Lloyd's Maritime and Commercial Law Quarterly
Common Sense in Contractual Construction
Rohan Havelock*
Firm PI v Zurich
Introduction
Since at least Prenn v Simmonds,1 the notion of commercial “common sense” has had a recognised role in the construction of contracts, although its scope has not been without controversy. In general, the English courts have been willing to apply a common sense construction where the plain and ordinary meaning would result in manifest absurdity. In a decision at the end of last year, Firm PI 1 Ltd v Zurich Australian Insurance Ltd,2 the Supreme Court of New Zealand adopted a similar, although more restrictive, approach to the role of common sense in construction.

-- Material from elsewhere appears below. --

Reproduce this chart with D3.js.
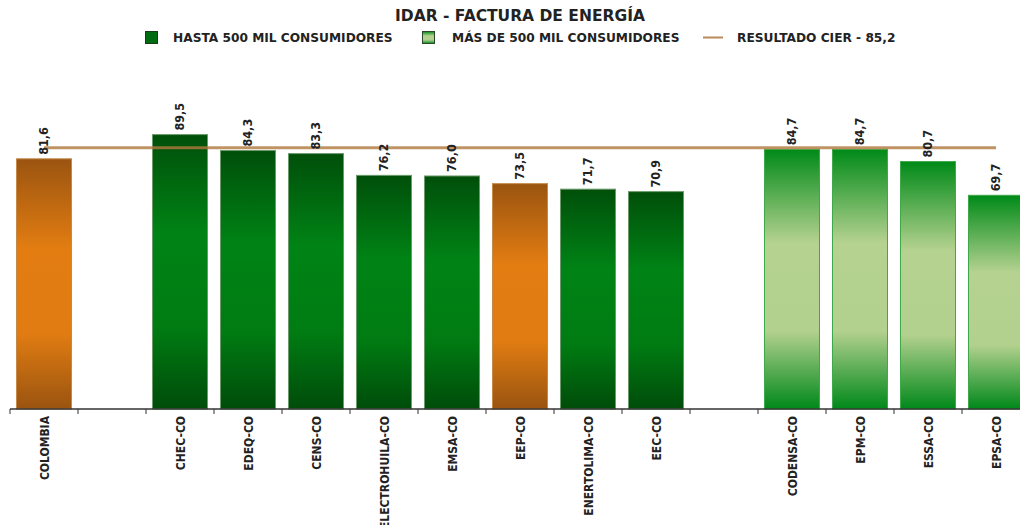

The majority judgment3 is also noteworthy for reinstating a more prominent role for ordinary and natural meaning as a starting point for construction, detracting somewhat from the primacy given to context on the orthodox modern approach.
The facts and decision
These construction issues arose in the context of an insurance dispute. On 22 February 2011, a major earthquake in Christchurch caused damage to a 68-unit apartment complex,
1. [1971] 1 WLR 1381, 1385, per Lord Wilberforce.
2. [2014] NZSC 147.
3. Per McGrath J, Glazebrook J and Arnold J.